In a 2019 study, spirochetal, round body, and biofilm-like forms of Borrelia burgdorferi, the causative agent of Lyme Disease, were isolated from a ten day old stationary phase culture (phase when population growth stabilizes, like in a disseminated infection). All three of these forms were found to be much more tolerant to currently recommended antibiotics than bacteria in the log phase (period of exponential growth, like in an acute infection).

Mice were infected with each type of stationary phase cell culture, and a log phase culture. The stationary forms caused more severe arthritis and myocarditis (inflammation of the heart) than the log form, with the stationary biofilm-like form causing the most severe illness.
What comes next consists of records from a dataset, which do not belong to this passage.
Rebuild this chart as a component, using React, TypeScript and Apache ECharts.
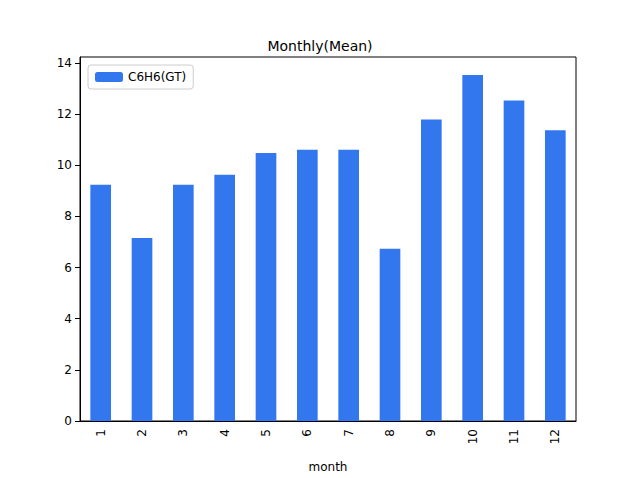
import React, { useEffect, useRef } from "react";
import * as echarts from "echarts";

const months = ["1","2","3","4","5","6","7","8","9","10","11","12"];
const c6h6 = [9.24, 7.15, 9.24, 9.63, 10.48, 10.6, 10.6, 6.73, 11.79, 13.53, 12.53, 11.37];

export default function App() {
  const ref = useRef<HTMLDivElement>(null);
  useEffect(() => {
    document.body.style.margin = "0";
    const chart = echarts.init(ref.current!, null, { renderer: "svg" });
    const font = "DejaVu Sans";
    chart.setOption({
      animation: false,
      textStyle: { fontFamily: font },
      title: { text: "Monthly(Mean)", left: "center", top: 34, textStyle: { fontFamily: font, fontSize: 14, fontWeight: "normal", color: "#000" } },
      legend: {
        left: 88, top: 65, data: ["C6H6(GT)"],
        itemWidth: 28, itemHeight: 10, borderColor: "#ccc", borderWidth: 1, borderRadius: 3,
        padding: [6, 7], textStyle: { fontFamily: font, fontSize: 12, color: "#000" },
      },
      grid: { left: 80, right: 64, top: 57, bottom: 53, show: true, borderColor: "#000", borderWidth: 1 },
      xAxis: {
        type: "category", data: months, name: "month", nameLocation: "middle", nameGap: 40,
        nameTextStyle: { fontFamily: font, fontSize: 12, color: "#000" },
        axisLine: { lineStyle: { color: "#000" } },
        axisTick: { alignWithLabel: true, lineStyle: { color: "#000" } },
        axisLabel: { rotate: 90, fontFamily: font, fontSize: 12, color: "#000" },
      },
      yAxis: {
        type: "value", min: 0, max: 14.23, interval: 2,
        axisLine: { show: true, lineStyle: { color: "#000" } },
        axisTick: { show: true, lineStyle: { color: "#000" } },
        splitLine: { show: false },
        axisLabel: { showMaxLabel: false, fontFamily: font, fontSize: 12, color: "#000" },
      },
      series: [{ name: "C6H6(GT)", type: "bar", data: c6h6, barWidth: "50%", itemStyle: { color: "#3377ee" } }],
    });
    return () => chart.dispose();
  }, []);
  return <div ref={ref} style={{ width: 640, height: 478 }} />;
}
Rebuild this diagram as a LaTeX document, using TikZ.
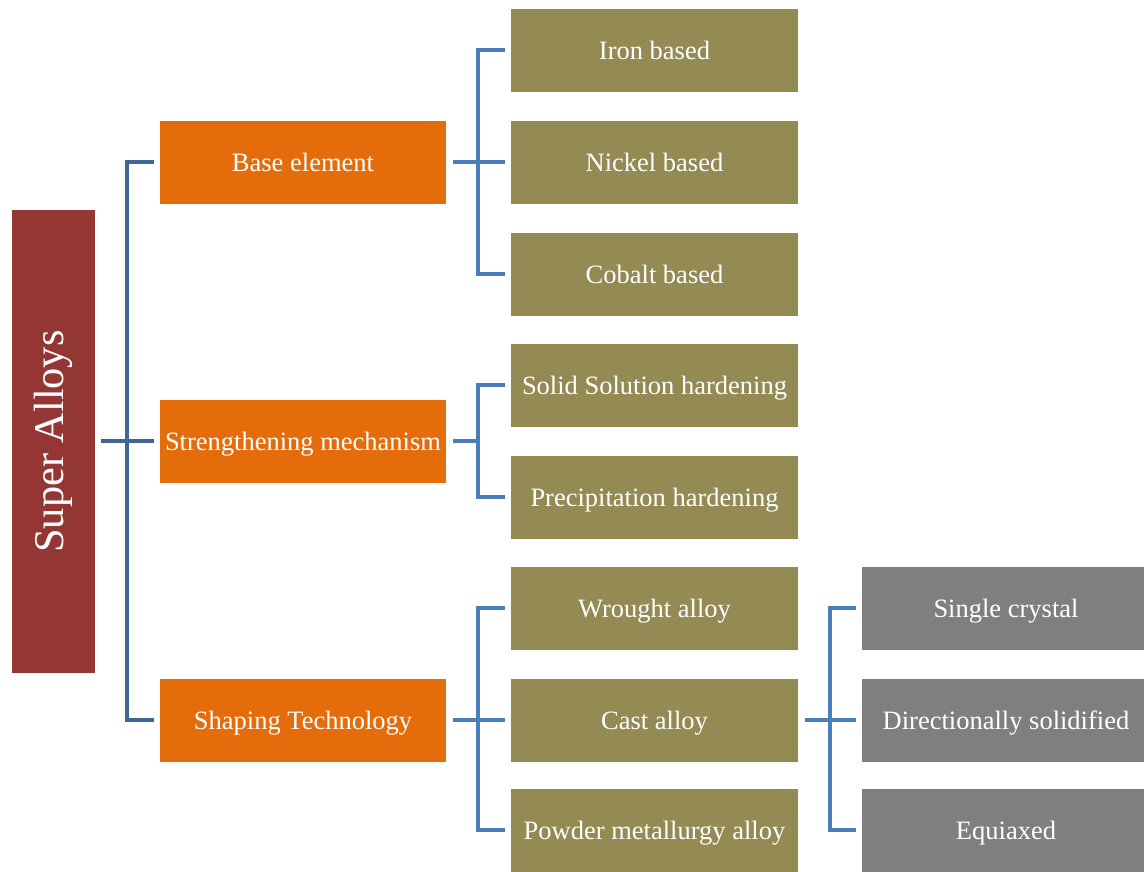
\documentclass[tikz,border=0pt]{standalone}
\usepackage{fontspec}
\setmainfont{Liberation Serif}
\definecolor{rootred}{HTML}{943634}
\definecolor{orangeA}{HTML}{E46C0A}
\definecolor{oliveA}{HTML}{948A54}
\definecolor{grayA}{HTML}{7F7F7F}
\definecolor{blueA}{HTML}{4A7EBB}
\definecolor{blueB}{HTML}{3F6796}
\begin{document}
\begin{tikzpicture}[x=1pt,y=1pt,
  box/.style={minimum height=83pt, inner sep=0pt, text=white, font=\fontsize{26.5}{30}\selectfont, text height=24pt, text depth=5pt, anchor=center},
  lone/.style={box, fill=orangeA, minimum width=286pt},
  ltwo/.style={box, fill=oliveA, minimum width=287pt},
  lthree/.style={box, fill=grayA, minimum width=288pt},
  conn/.style={draw=blueA, line width=4pt, line join=miter},
  rconn/.style={draw=blueB, line width=4pt, line join=miter}]
\useasboundingbox (0,0) rectangle (1144,872);
\begin{scope}
\clip (0,0) rectangle (1144,872);
% root
\node[fill=rootred, minimum width=83pt, minimum height=463pt, inner sep=0pt] (root) at (53.5,430.5) {};
\node[rotate=90, text=white, font=\fontsize{42.3}{48}\selectfont] (rootlabel) at (root.center) {Super Alloys};
% level 1
\node[lone] (b1) at (303,709.5) {Base element};
\node[lone] (b2) at (303,430.5) {Strengthening mechanism};
\node[lone] (b3) at (303,151.5) {Shaping Technology};
% level 2
\node[ltwo] (c1) at (654.5,821.5) {Iron based};
\node[ltwo] (c2) at (654.5,709.5) {Nickel based};
\node[ltwo] (c3) at (654.5,597.5) {Cobalt based};
\node[ltwo] (c4) at (654.5,486.5) {Solid Solution hardening};
\node[ltwo] (c5) at (654.5,374.5) {Precipitation hardening};
\node[ltwo] (c6) at (654.5,263.5) {Wrought alloy};
\node[ltwo] (c7) at (654.5,151.5) {Cast alloy};
\node[ltwo] (c8) at (654.5,41.5) {Powder metallurgy alloy};
% level 3
\node[lthree] (d1) at (1006,263.5) {Single crystal};
\node[lthree] (d2) at (1006,151.5) {Directionally solidified};
\node[lthree] (d3) at (1006,41.5) {Equiaxed};
% connectors root
\draw[rconn] ([xshift=6]root.east) -- ([xshift=-32.5]b2.west);
\draw[rconn] ([xshift=-6]b1.west) -- ([xshift=-32.5]b1.west) -- ([xshift=-32.5]b3.west) -- ([xshift=-6]b3.west);
\draw[rconn] ([xshift=-6]b2.west) -- ([xshift=-32.5]b2.west);
% base element
\draw[conn] ([xshift=7]b1.east) -- ([xshift=-6]c2.west);
\draw[conn] ([xshift=-6]c1.west) -- ([xshift=-32.5]c1.west) -- ([xshift=-32.5]c3.west) -- ([xshift=-6]c3.west);
% strengthening
\draw[conn] ([xshift=7]b2.east) -- ([xshift=-32.5]b2.east -| c4.west);
\draw[conn] ([xshift=-6]c4.west) -- ([xshift=-32.5]c4.west) -- ([xshift=-32.5]c5.west) -- ([xshift=-6]c5.west);
% shaping
\draw[conn] ([xshift=7]b3.east) -- ([xshift=-6]c7.west);
\draw[conn] ([xshift=-6]c6.west) -- ([xshift=-32.5]c6.west) -- ([xshift=-32.5]c8.west) -- ([xshift=-6]c8.west);
% cast
\draw[conn] ([xshift=7]c7.east) -- ([xshift=-6]d2.west);
\draw[conn] ([xshift=-6]d1.west) -- ([xshift=-32]d1.west) -- ([xshift=-32]d3.west) -- ([xshift=-6]d3.west);
\end{scope}
\end{tikzpicture}
\end{document}
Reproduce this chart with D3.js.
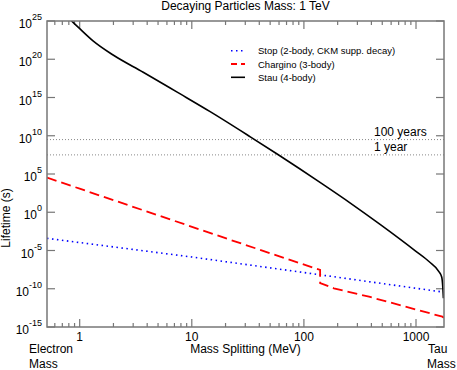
<!DOCTYPE html>
<html lang="en">
<head>
    <meta charset="UTF-8">
    <title>Decaying Particles Mass: 1 TeV</title>
    <script src="https://d3js.org/d3.v7.min.js"></script>
    <style>
        body { margin: 0; background: #fff; }
        text { font-family: "Liberation Sans", Arial, sans-serif; fill: #000; }
    </style>
</head>
<body>
    <script type="text/javascript">
        var width = 457, height = 370;
        var margin = {top: 21, right: 13, bottom: 43, left: 47};

        // mass splitting in MeV, lifetime as log10(seconds)
        var stopMass = [0.511, 10, 100, 1777];
        var stopLife = [-3.41, -5.85, -7.88, -10.45];

        var charginoMass = [0.511, 1, 22, 139.5, 139.6, 150, 185, 381, 1717, 1777];
        var charginoLife = [4.52, 3.08, -3.6, -7.55, -9.25, -9.42, -9.94, -11.04, -13.65, -13.8];

        var stauMass = [0.80, 0.843, 1.0, 1.315, 1.987, 3.687, 7.34, 14.58, 33.25, 57.7, 144.7, 261.4, 485, 992, 1305, 1600, 1695, 1730, 1755];
        var stauLife = [25.39, 25.05, 24.0, 22.4, 20.55, 18.3, 15.73, 13.15, 9.86, 7.61, 3.74, 1.17, -1.65, -5.07, -6.44, -7.75, -8.46, -9.6, -11.25];

        var xTicks = [1, 10, 100, 1000];
        var yTicks = [-15, -10, -5, 0, 5, 10, 15, 20, 25];
        var refLines = [{label: "100 years", value: 3.156e9}, {label: "1 year", value: 3.156e7}];

        var seriesNames = ["Stop (2-body, CKM supp. decay)", "Chargino (3-body)", "Stau (4-body)"];

        var x = d3.scaleLog().domain([0.511, 1777]).range([margin.left, width - margin.right]);
        var y = d3.scaleLog().domain([1e-15, 1e25]).range([height - margin.bottom, margin.top]);

        var svg = d3.select("body").append("svg")
            .attr("width", width)
            .attr("height", height);

        svg.append("clipPath").attr("id", "plotclip")
            .append("rect")
            .attr("x", margin.left).attr("y", margin.top)
            .attr("width", width - margin.left - margin.right)
            .attr("height", height - margin.top - margin.bottom);

        var x0 = margin.left, x1 = width - margin.right;
        var y0 = margin.top, y1 = height - margin.bottom;

        // minor ticks on the x axis
        var minorX = [];
        [0.1, 1, 10, 100].forEach(function(d){
            for (var k = 2; k <= 9; k++) {
                var v = d * k;
                if (v > 0.511 && v < 1777) minorX.push(v);
            }
        });

        var tickColor = "#777";
        var ticks = svg.append("g").attr("stroke", tickColor).attr("stroke-width", 1.2);
        minorX.forEach(function(v){
            ticks.append("line").attr("x1", x(v)).attr("x2", x(v)).attr("y1", y1).attr("y2", y1 - 4);
            ticks.append("line").attr("x1", x(v)).attr("x2", x(v)).attr("y1", y0).attr("y2", y0 + 4);
        });
        xTicks.forEach(function(v){
            ticks.append("line").attr("x1", x(v)).attr("x2", x(v)).attr("y1", y1).attr("y2", y1 - 8);
            ticks.append("line").attr("x1", x(v)).attr("x2", x(v)).attr("y1", y0).attr("y2", y0 + 8);
        });
        yTicks.forEach(function(e){
            var yy = y(Math.pow(10, e));
            ticks.append("line").attr("x1", x0).attr("x2", x0 + 8).attr("y1", yy).attr("y2", yy);
            ticks.append("line").attr("x1", x1).attr("x2", x1 - 8).attr("y1", yy).attr("y2", yy);
        });

        // reference lines
        refLines.forEach(function(r){
            svg.append("line")
                .attr("x1", x0).attr("x2", x1)
                .attr("y1", y(r.value)).attr("y2", y(r.value))
                .attr("stroke", "#888").attr("stroke-width", 1)
                .attr("stroke-dasharray", "1,2");
            svg.append("text")
                .attr("x", 374).attr("y", y(r.value) - 4)
                .style("font-size", "12px")
                .text(r.label);
        });

        // curves
        function toPoints(ms, ls){
            return ms.map(function(m, i){ return [m, Math.pow(10, ls[i])]; });
        }
        var line = d3.line()
            .x(function(d){ return x(d[0]); })
            .y(function(d){ return y(d[1]); })
            .curve(d3.curveMonotoneX);
        var linePlain = d3.line()
            .x(function(d){ return x(d[0]); })
            .y(function(d){ return y(d[1]); });

        var plot = svg.append("g").attr("clip-path", "url(#plotclip)");

        plot.append("path")
            .attr("d", linePlain(toPoints(stopMass, stopLife)))
            .attr("fill", "none").attr("stroke", "#0000ff")
            .attr("stroke-width", 1.6).attr("stroke-dasharray", "1.5,3.5");

        plot.append("path")
            .attr("d", linePlain(toPoints(charginoMass, charginoLife)))
            .attr("fill", "none").attr("stroke", "#ff0000")
            .attr("stroke-width", 1.8).attr("stroke-dasharray", "10,5");

        plot.append("path")
            .attr("d", line(toPoints(stauMass, stauLife)))
            .attr("fill", "none").attr("stroke", "#000")
            .attr("stroke-width", 1.6);

        // frame
        svg.append("rect")
            .attr("x", x0).attr("y", y0)
            .attr("width", x1 - x0).attr("height", y1 - y0)
            .attr("fill", "none").attr("stroke", tickColor).attr("stroke-width", 1.5);

        // x tick labels
        svg.selectAll(".xlab").data(xTicks).enter().append("text")
            .attr("x", function(d){ return x(d); })
            .attr("y", 341)
            .attr("text-anchor", "middle")
            .style("font-size", "12px")
            .text(function(d){ return d; });

        // y tick labels
        yTicks.forEach(function(e){
            var yy = y(Math.pow(10, e));
            var t = svg.append("text")
                .attr("x", 42).attr("y", yy + 7)
                .attr("text-anchor", "end")
                .style("font-size", "12px");
            t.append("tspan").text("10");
            t.append("tspan").attr("dy", -8).style("font-size", "9px").text(e);
        });

        // legend
        var legendStyles = [
            {color: "#0000ff", dash: "1.5,3.5", w: 1.6},
            {color: "#ff0000", dash: "6,4", w: 1.8},
            {color: "#000", dash: null, w: 1.6}
        ];
        seriesNames.forEach(function(name, i){
            var ly = 50.7 + i * 13.3;
            svg.append("line")
                .attr("x1", 231).attr("x2", 245).attr("y1", ly).attr("y2", ly)
                .attr("stroke", legendStyles[i].color)
                .attr("stroke-width", legendStyles[i].w)
                .attr("stroke-dasharray", legendStyles[i].dash);
            svg.append("text")
                .attr("x", 258).attr("y", ly + 3.5)
                .style("font-size", "9.5px")
                .text(name);
        });

        // titles
        svg.append("text")
            .attr("x", (x0 + x1) / 2).attr("y", 10)
            .attr("text-anchor", "middle")
            .style("font-size", "12px")
            .text("Decaying Particles Mass: 1 TeV");

        svg.append("text")
            .attr("x", (x0 + x1) / 2).attr("y", 353)
            .attr("text-anchor", "middle")
            .style("font-size", "12px")
            .text("Mass Splitting (MeV)");

        svg.append("text")
            .attr("transform", "translate(10," + 218 + ") rotate(-90)")
            .attr("text-anchor", "middle")
            .style("font-size", "12px")
            .text("Lifetime (s)");

        svg.append("text").attr("x", 29).attr("y", 353).style("font-size", "12px").text("Electron");
        svg.append("text").attr("x", 29).attr("y", 368).style("font-size", "12px").text("Mass");
        svg.append("text").attr("x", 428).attr("y", 353).style("font-size", "12px").text("Tau");
        svg.append("text").attr("x", 427).attr("y", 368).style("font-size", "12px").text("Mass");
    </script>
</body>
</html>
30 days of doxycycline, an antibiotic recommended for Lyme, was unable to eradicate both the log phase and stationary infections, however 30 days of ceftriaxone—another recommended antibiotic—was able to eradicate the bacteria in mice infected with the log phase, but not the stationary.

A combination of daptomycin, doxycline, and ceftriaxone, proven in a previous study by the authors to be effective together against stationary phase persisters in vitro, was able to fully eradicate the stationary phase infections in the mice.

The authors of the study proposed two types of persistent Lyme Disease:

  1. “early development of persistent disease from inoculation with persister/biofilm at the beginning of infection introduced by tick bites.” This means a tick transmitted antibiotic resistant forms of the bacteria to the host.
  2. “Late development of persistent disease due to initial infection not being diagnosed or treated in time such that the infection develops into late persistent disease.” This means that the infection wasn’t treated in time and shifts from the log phase to the stationary phase, shown in studies to be heavily antibiotic resistant.

Key takeaway: a combination of therapies addressing all forms of B. burgdorferi is needed to ensure the best treatment outcome.